F. L. – Nous avons différentes solutions selon les pays. Pour la moyenne tension, nous proposons par exemple un système basé sur Zenon, capable de reconfigurer automatiquement une boucle d’alimentation et de gérer l’efficacité énergétique. Nous avons aussi des DCIM dans certains marchés comme les États-Unis ou le Royaume-Uni. En France, ce n’est plus un axe stratégique, car les exploitants développent leurs propres plateformes et s’appuient surtout sur les données que nous leur fournissons.

L’enjeu pour eux est la continuité de service. Ils doivent être autonomes pour intervenir immédiatement. Nous sommes donc un support complémentaire, avec des équipements capables de remonter toutes les données nécessaires à leur système d’exploitation.

On parle beaucoup du passage au courant continu. Quel rôle ABB entend-il jouer dans cette transition ?
F. L. – Nous avons une vraie expertise historique en courant continu. Dans la marine, dans le transport ferroviaire, sur les navires, les équipements DC de forte puissance existent depuis longtemps. Notre disjoncteur Infinitus, présenté l’an dernier, est un exemple concret de cette avance technologique. Nous avons investi avant que le marché ne soit mûr, car nous sommes convaincus que le DC deviendra essentiel dans les datacenters.

Cependant, tout ne basculera pas en courant continu. L’IA demande des puissances très élevées, mais les datacenters traditionnels resteront sur des architectures plus conventionnelles.
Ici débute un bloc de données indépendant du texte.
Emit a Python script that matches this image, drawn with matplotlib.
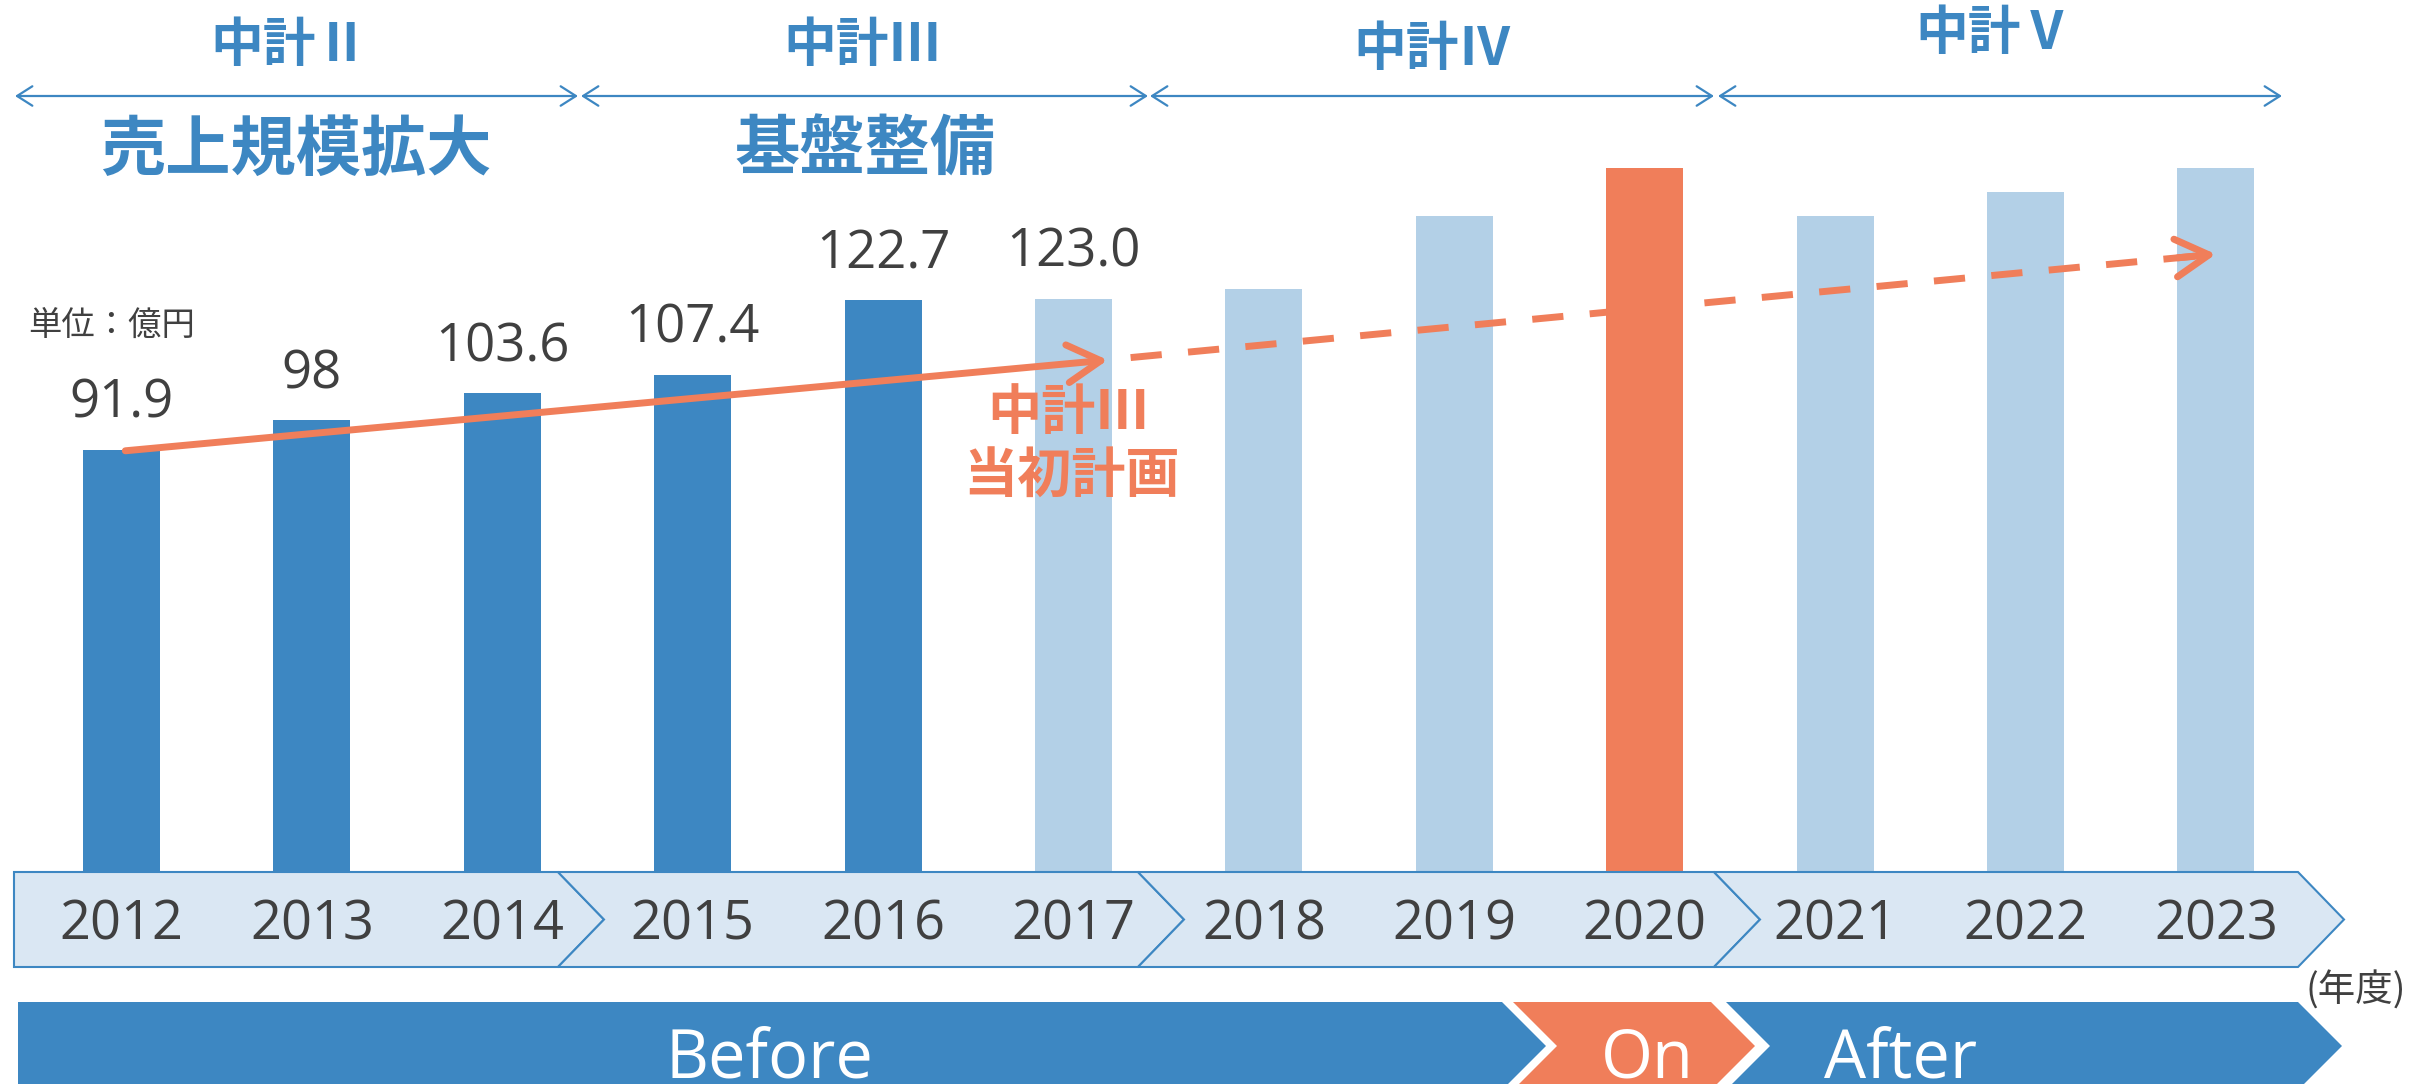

Il y aura une sectorisation : certaines zones pour l’entraînement de modèles IA, d’autres pour l’inférence, et d’autres encore pour les usages historiques.

D’un mois à l’autre, les puissances annoncées évoluent, les GPU changent, les attentes se transforment. Les projets durent deux à trois ans, et pendant ce temps les technologies IT évoluent plus vite que les chantiers.